→ **Material provided**:
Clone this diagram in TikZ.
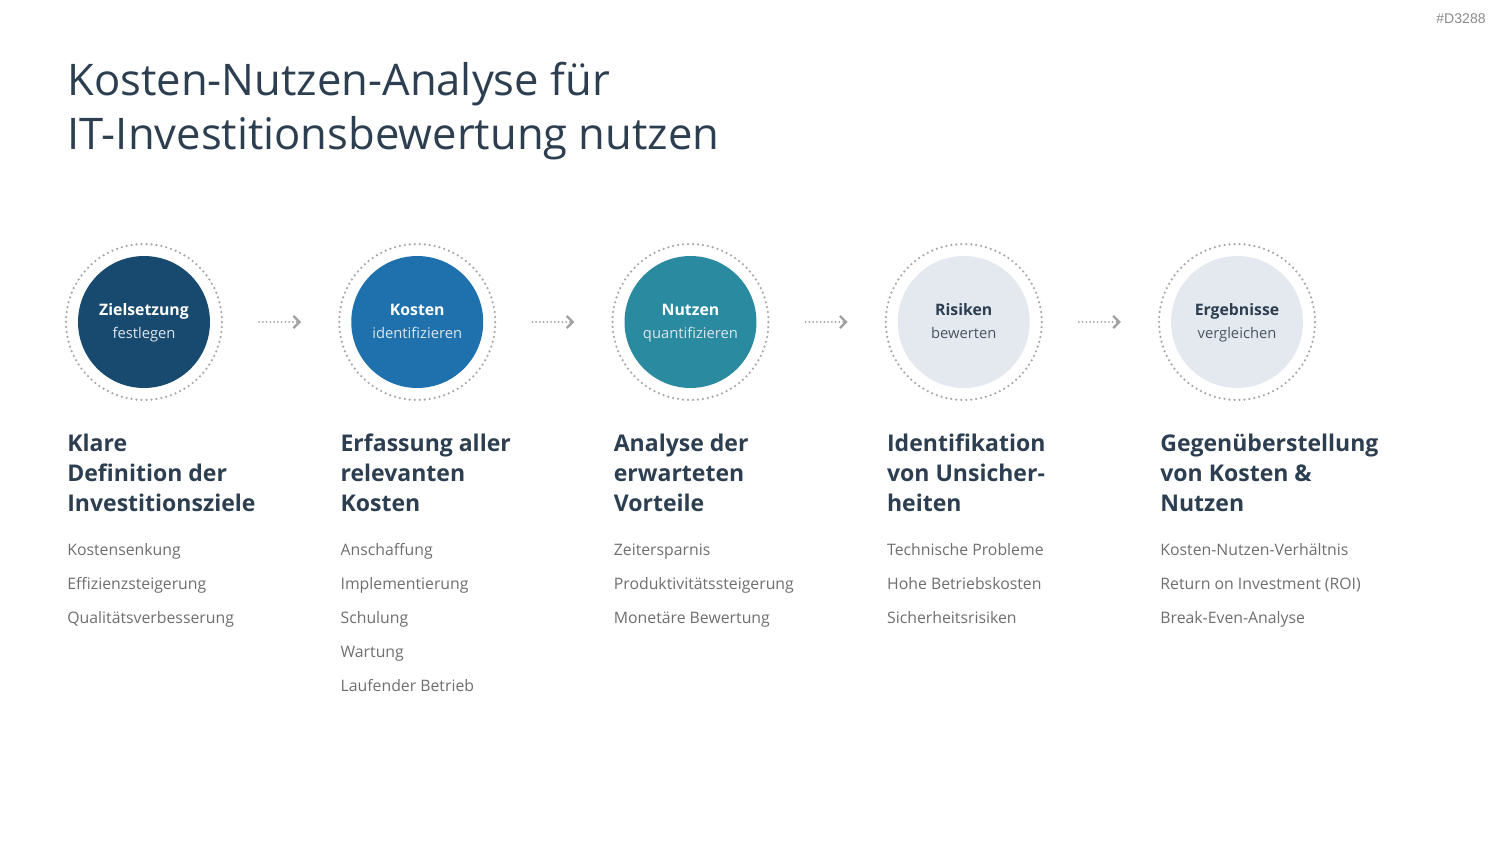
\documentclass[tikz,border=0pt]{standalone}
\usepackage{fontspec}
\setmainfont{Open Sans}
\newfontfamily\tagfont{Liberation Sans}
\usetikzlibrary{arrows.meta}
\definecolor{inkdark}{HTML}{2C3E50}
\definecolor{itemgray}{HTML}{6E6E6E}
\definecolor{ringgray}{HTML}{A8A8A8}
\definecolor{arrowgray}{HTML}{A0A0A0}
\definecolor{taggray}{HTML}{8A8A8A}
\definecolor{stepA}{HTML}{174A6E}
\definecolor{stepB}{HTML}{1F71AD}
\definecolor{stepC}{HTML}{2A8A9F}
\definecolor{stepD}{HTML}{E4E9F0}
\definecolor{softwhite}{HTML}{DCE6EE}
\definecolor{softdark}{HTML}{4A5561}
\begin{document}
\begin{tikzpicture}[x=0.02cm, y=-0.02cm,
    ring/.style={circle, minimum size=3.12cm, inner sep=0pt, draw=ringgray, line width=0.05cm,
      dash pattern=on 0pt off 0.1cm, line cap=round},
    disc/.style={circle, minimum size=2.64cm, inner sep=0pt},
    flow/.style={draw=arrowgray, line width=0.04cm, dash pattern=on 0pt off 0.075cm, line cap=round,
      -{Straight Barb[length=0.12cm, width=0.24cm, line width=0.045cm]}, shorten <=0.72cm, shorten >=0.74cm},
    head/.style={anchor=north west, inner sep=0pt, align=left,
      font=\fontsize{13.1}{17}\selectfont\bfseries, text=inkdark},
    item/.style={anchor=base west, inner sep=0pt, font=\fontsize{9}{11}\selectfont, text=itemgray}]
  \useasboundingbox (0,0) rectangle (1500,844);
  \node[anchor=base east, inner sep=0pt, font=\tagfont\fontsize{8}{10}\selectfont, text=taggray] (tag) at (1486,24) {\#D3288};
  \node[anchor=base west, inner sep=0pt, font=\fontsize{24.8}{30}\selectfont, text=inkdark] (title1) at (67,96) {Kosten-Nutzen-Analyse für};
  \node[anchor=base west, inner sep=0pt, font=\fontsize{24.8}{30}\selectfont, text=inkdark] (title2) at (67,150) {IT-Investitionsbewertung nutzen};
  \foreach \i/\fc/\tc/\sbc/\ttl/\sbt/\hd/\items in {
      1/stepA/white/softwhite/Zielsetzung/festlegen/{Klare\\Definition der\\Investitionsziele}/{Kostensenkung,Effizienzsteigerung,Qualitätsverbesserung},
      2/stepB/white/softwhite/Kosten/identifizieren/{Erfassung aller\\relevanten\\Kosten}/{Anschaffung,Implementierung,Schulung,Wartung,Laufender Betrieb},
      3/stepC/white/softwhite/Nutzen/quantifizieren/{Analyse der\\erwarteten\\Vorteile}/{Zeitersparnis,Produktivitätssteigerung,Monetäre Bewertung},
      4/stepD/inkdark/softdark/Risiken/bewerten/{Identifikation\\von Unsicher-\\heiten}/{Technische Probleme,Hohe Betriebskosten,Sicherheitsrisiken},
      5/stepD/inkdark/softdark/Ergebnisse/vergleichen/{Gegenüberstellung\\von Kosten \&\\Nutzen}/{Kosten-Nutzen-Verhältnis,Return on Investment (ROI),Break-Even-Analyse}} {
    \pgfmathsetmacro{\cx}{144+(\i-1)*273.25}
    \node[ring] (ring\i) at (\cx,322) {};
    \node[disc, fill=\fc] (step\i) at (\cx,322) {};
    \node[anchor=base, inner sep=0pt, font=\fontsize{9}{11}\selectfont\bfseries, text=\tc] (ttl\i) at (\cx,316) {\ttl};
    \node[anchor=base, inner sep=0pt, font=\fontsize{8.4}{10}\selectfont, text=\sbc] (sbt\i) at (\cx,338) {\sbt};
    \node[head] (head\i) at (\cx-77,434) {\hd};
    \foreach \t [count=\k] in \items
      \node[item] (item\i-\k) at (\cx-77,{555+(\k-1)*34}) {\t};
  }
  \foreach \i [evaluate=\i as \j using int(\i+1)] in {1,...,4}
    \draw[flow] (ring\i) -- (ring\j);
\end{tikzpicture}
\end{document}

→ **Prompt**:
The listing above needs to be output again exactly. Don't include the pictures.

→ **Worked solution**:
Clone this diagram in TikZ.
\documentclass[tikz,border=0pt]{standalone}
\usepackage{fontspec}
\setmainfont{Open Sans}
\newfontfamily\tagfont{Liberation Sans}
\usetikzlibrary{arrows.meta}
\definecolor{inkdark}{HTML}{2C3E50}
\definecolor{itemgray}{HTML}{6E6E6E}
\definecolor{ringgray}{HTML}{A8A8A8}
\definecolor{arrowgray}{HTML}{A0A0A0}
\definecolor{taggray}{HTML}{8A8A8A}
\definecolor{stepA}{HTML}{174A6E}
\definecolor{stepB}{HTML}{1F71AD}
\definecolor{stepC}{HTML}{2A8A9F}
\definecolor{stepD}{HTML}{E4E9F0}
\definecolor{softwhite}{HTML}{DCE6EE}
\definecolor{softdark}{HTML}{4A5561}
\begin{document}
\begin{tikzpicture}[x=0.02cm, y=-0.02cm,
    ring/.style={circle, minimum size=3.12cm, inner sep=0pt, draw=ringgray, line width=0.05cm,
      dash pattern=on 0pt off 0.1cm, line cap=round},
    disc/.style={circle, minimum size=2.64cm, inner sep=0pt},
    flow/.style={draw=arrowgray, line width=0.04cm, dash pattern=on 0pt off 0.075cm, line cap=round,
      -{Straight Barb[length=0.12cm, width=0.24cm, line width=0.045cm]}, shorten <=0.72cm, shorten >=0.74cm},
    head/.style={anchor=north west, inner sep=0pt, align=left,
      font=\fontsize{13.1}{17}\selectfont\bfseries, text=inkdark},
    item/.style={anchor=base west, inner sep=0pt, font=\fontsize{9}{11}\selectfont, text=itemgray}]
  \useasboundingbox (0,0) rectangle (1500,844);
  \node[anchor=base east, inner sep=0pt, font=\tagfont\fontsize{8}{10}\selectfont, text=taggray] (tag) at (1486,24) {\#D3288};
  \node[anchor=base west, inner sep=0pt, font=\fontsize{24.8}{30}\selectfont, text=inkdark] (title1) at (67,96) {Kosten-Nutzen-Analyse für};
  \node[anchor=base west, inner sep=0pt, font=\fontsize{24.8}{30}\selectfont, text=inkdark] (title2) at (67,150) {IT-Investitionsbewertung nutzen};
  \foreach \i/\fc/\tc/\sbc/\ttl/\sbt/\hd/\items in {
      1/stepA/white/softwhite/Zielsetzung/festlegen/{Klare\\Definition der\\Investitionsziele}/{Kostensenkung,Effizienzsteigerung,Qualitätsverbesserung},
      2/stepB/white/softwhite/Kosten/identifizieren/{Erfassung aller\\relevanten\\Kosten}/{Anschaffung,Implementierung,Schulung,Wartung,Laufender Betrieb},
      3/stepC/white/softwhite/Nutzen/quantifizieren/{Analyse der\\erwarteten\\Vorteile}/{Zeitersparnis,Produktivitätssteigerung,Monetäre Bewertung},
      4/stepD/inkdark/softdark/Risiken/bewerten/{Identifikation\\von Unsicher-\\heiten}/{Technische Probleme,Hohe Betriebskosten,Sicherheitsrisiken},
      5/stepD/inkdark/softdark/Ergebnisse/vergleichen/{Gegenüberstellung\\von Kosten \&\\Nutzen}/{Kosten-Nutzen-Verhältnis,Return on Investment (ROI),Break-Even-Analyse}} {
    \pgfmathsetmacro{\cx}{144+(\i-1)*273.25}
    \node[ring] (ring\i) at (\cx,322) {};
    \node[disc, fill=\fc] (step\i) at (\cx,322) {};
    \node[anchor=base, inner sep=0pt, font=\fontsize{9}{11}\selectfont\bfseries, text=\tc] (ttl\i) at (\cx,316) {\ttl};
    \node[anchor=base, inner sep=0pt, font=\fontsize{8.4}{10}\selectfont, text=\sbc] (sbt\i) at (\cx,338) {\sbt};
    \node[head] (head\i) at (\cx-77,434) {\hd};
    \foreach \t [count=\k] in \items
      \node[item] (item\i-\k) at (\cx-77,{555+(\k-1)*34}) {\t};
  }
  \foreach \i [evaluate=\i as \j using int(\i+1)] in {1,...,4}
    \draw[flow] (ring\i) -- (ring\j);
\end{tikzpicture}
\end{document}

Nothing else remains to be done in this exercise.